First off, this is a gorgeous picture. Mr. Lubezki captures the beauty of the unsoiled natural world without diminishing it’s inherent savagery. The snow-covered vistas are breathtaking, even more so when the only sense of scale comes from a tiny blip of a barely recognizable human being. The intimate shots of a leaf or branch are left onscreen in silence long enough to allow contemplation of what it must have been like two centuries ago to be living where if you get caught outside during a blizzard, you were truly on your own. What I noticed during the film was how the characters never seemed to be overly impressed with the views now only seen in SUV commercials. They and I share a secret about nature that I only learned while trying to body-surf off Myrtle Beach, namely that nature isn’t actively trying to kill you, it’s just indifferent to your survival. This fact may be small comfort to the men of this film who are desperately trying to stay warm, as it was to me when an undertow was dragging me across the bottom of the surf, but it is a great truth about life that nature doesn’t care.
This lack of caring thankfully doesn’t carry over into the camerawork of this movie. The subtle use of what felt like a fishbowl lens helped to bring the viewer into the action. I felt surrounded by the snow-covered trees instead of just watching them on a flat plane. The water in the river sequences had a mass to it that made you feel its force along with its chill. Another technique noted also by others was the use of extended tracking shots. This is something I would like to see other filmmakers take note of. Instead of the frantic, quick-cut world of the Transformers or Bourne Identity movies, where the viewer is robbed of their ability to make any sense of the actions sequences, The Revenant allows the viewer to track the movements of individuals in three-dimensional space. In turn, the audience can better understand the choices made by the characters in an extended chase or fight scene. Compare that to other current films where before your mind can even process who’s elbow is blurring across the screen, the director has already cut to another shot of what may be either a face or the folds of a jacket bouncing off something or other with ear-shattering bass booming in the background. It’s not subtle, and it’s usually done to hide either a weakness in the story or the performance.
Thankfully, neither of those two factors come into play here. As a long-time director of student theater, I can assure you one of the most difficult things to portray authentically is physical pain when you simply aren’t feeling any. The tendency among most actors is to first cover their faces with their hands. Unfortunately, while an authentic response in many cases, it robs the audience of their ability to feel empathy with the character and his/her plight. In this film, however, Leonardo DiCaprio offers a master’s class in the depiction of someone not only experiencing physical and mental anguish, but of that same person trying to suppress and overcome it.

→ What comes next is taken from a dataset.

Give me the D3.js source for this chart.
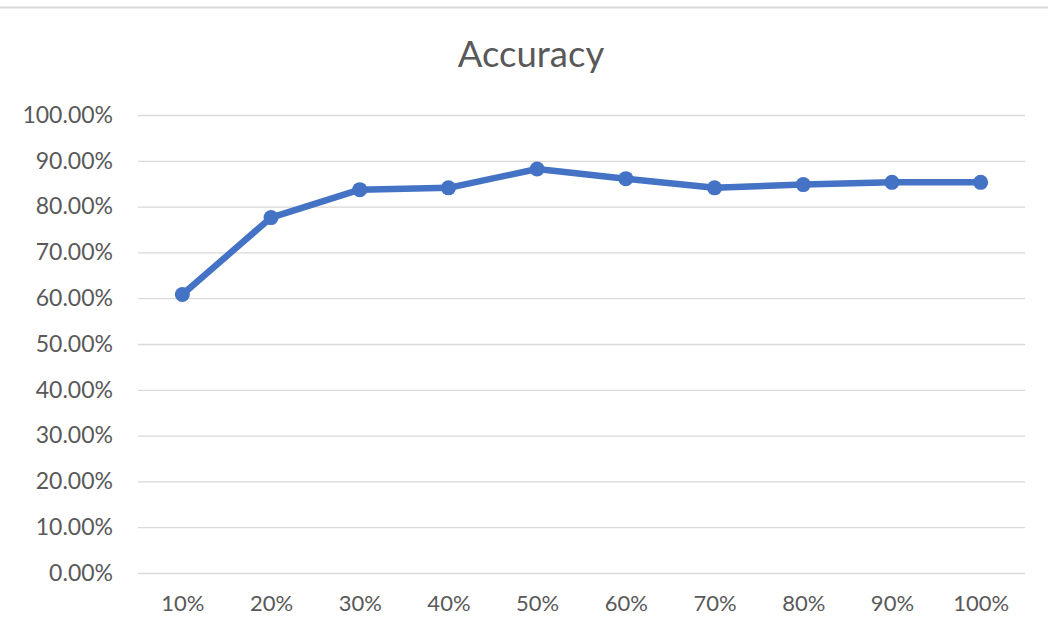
<!DOCTYPE html>
<html>
<head>
<meta charset="utf-8">
<script src="https://cdn.jsdelivr.net/npm/d3@7"></script>
<style>
  html, body { margin: 0; padding: 0; background: #fff; }
  svg { display: block; }
  text { font-family: Lato, "Open Sans", sans-serif; fill: #595959; }
</style>
</head>
<body>
<svg id="chart" width="1048" height="638"></svg>
<script>
// Accuracy per training-data fraction
const categories = ["10%", "20%", "30%", "40%", "50%", "60%", "70%", "80%", "90%", "100%"];
const accuracy = [60.8, 77.6, 83.7, 84.1, 88.2, 86.1, 84.1, 84.8, 85.3, 85.3];
const yTicks = [0, 10, 20, 30, 40, 50, 60, 70, 80, 90, 100];
const title = "Accuracy";

const width = 1048, height = 638;
const margin = { top: 115, right: 23, bottom: 65, left: 138 };

const svg = d3.select("#chart");

// frame edge across the top
svg.append("line")
  .attr("x1", 0).attr("x2", width)
  .attr("y1", 7.5).attr("y2", 7.5)
  .attr("stroke", "#d9d9d9").attr("stroke-width", 2);

const x = d3.scalePoint()
  .domain(categories)
  .range([margin.left, width - margin.right])
  .padding(0.5);

const y = d3.scaleLinear()
  .domain([0, 100])
  .range([height - margin.bottom, margin.top]);

// horizontal gridlines + y labels
const yAxis = d3.axisLeft(y)
  .tickValues(yTicks)
  .tickSize(-(width - margin.left - margin.right))
  .tickPadding(25)
  .tickFormat(d => d.toFixed(2) + "%");

const gy = svg.append("g")
  .attr("transform", `translate(${margin.left},0)`)
  .call(yAxis);
gy.select(".domain").remove();
gy.selectAll(".tick line").attr("stroke", "#d9d9d9").attr("stroke-width", 1.3);
gy.selectAll(".tick text")
  .attr("font-size", 23)
  .style("font-family", "Lato, 'Open Sans', sans-serif")
  .attr("fill", "#595959");

// category labels
const xAxis = d3.axisBottom(x).tickSize(0).tickPadding(22);
const gx = svg.append("g")
  .attr("transform", `translate(0,${height - margin.bottom})`)
  .call(xAxis);
gx.select(".domain").remove();
gx.selectAll(".tick text")
  .attr("font-size", 22)
  .style("font-family", "Lato, 'Open Sans', sans-serif")
  .attr("fill", "#595959");

// title
svg.append("text")
  .attr("x", 531).attr("y", 67)
  .attr("text-anchor", "middle")
  .attr("font-size", 36.5)
  .text(title);

// series line and markers
const pts = categories.map((c, i) => ({ c, v: accuracy[i] }));
const line = d3.line().x(d => x(d.c)).y(d => y(d.v));

svg.append("path")
  .datum(pts)
  .attr("d", line)
  .attr("fill", "none")
  .attr("stroke", "#4472c4")
  .attr("stroke-width", 6.5)
  .attr("stroke-linejoin", "round")
  .attr("stroke-linecap", "round");

svg.selectAll("circle.pt")
  .data(pts)
  .join("circle")
  .attr("class", "pt")
  .attr("cx", d => x(d.c))
  .attr("cy", d => y(d.v))
  .attr("r", 7.5)
  .attr("fill", "#4472c4");
</script>
</body>
</html>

To add another layer of difficulty, for most of the film he has very few spoken lines to depend on to express Hugh Glass’s pain. There is no voice-over or long soliloquy for him to use to communicate his suffering. He only has his eyes and his face, and he uses them both to up-most advantage without resorting to over-the-top mannerisms. It simply feels like truth.
To sum up, while not a film I see myself watching over and over like A Few Good Men or Shawshank Redemption, The Revenant is one I highly recommend seeing on the biggest screen possible. If nothing else, go for its realistic capturing of a way of life which, thankfully, we’ll never have to experience, and go so that when Leo gives his acceptance speech for Best Actor during the upcoming Oscars ceremony, you’ll be one of those who know why he truly deserves it.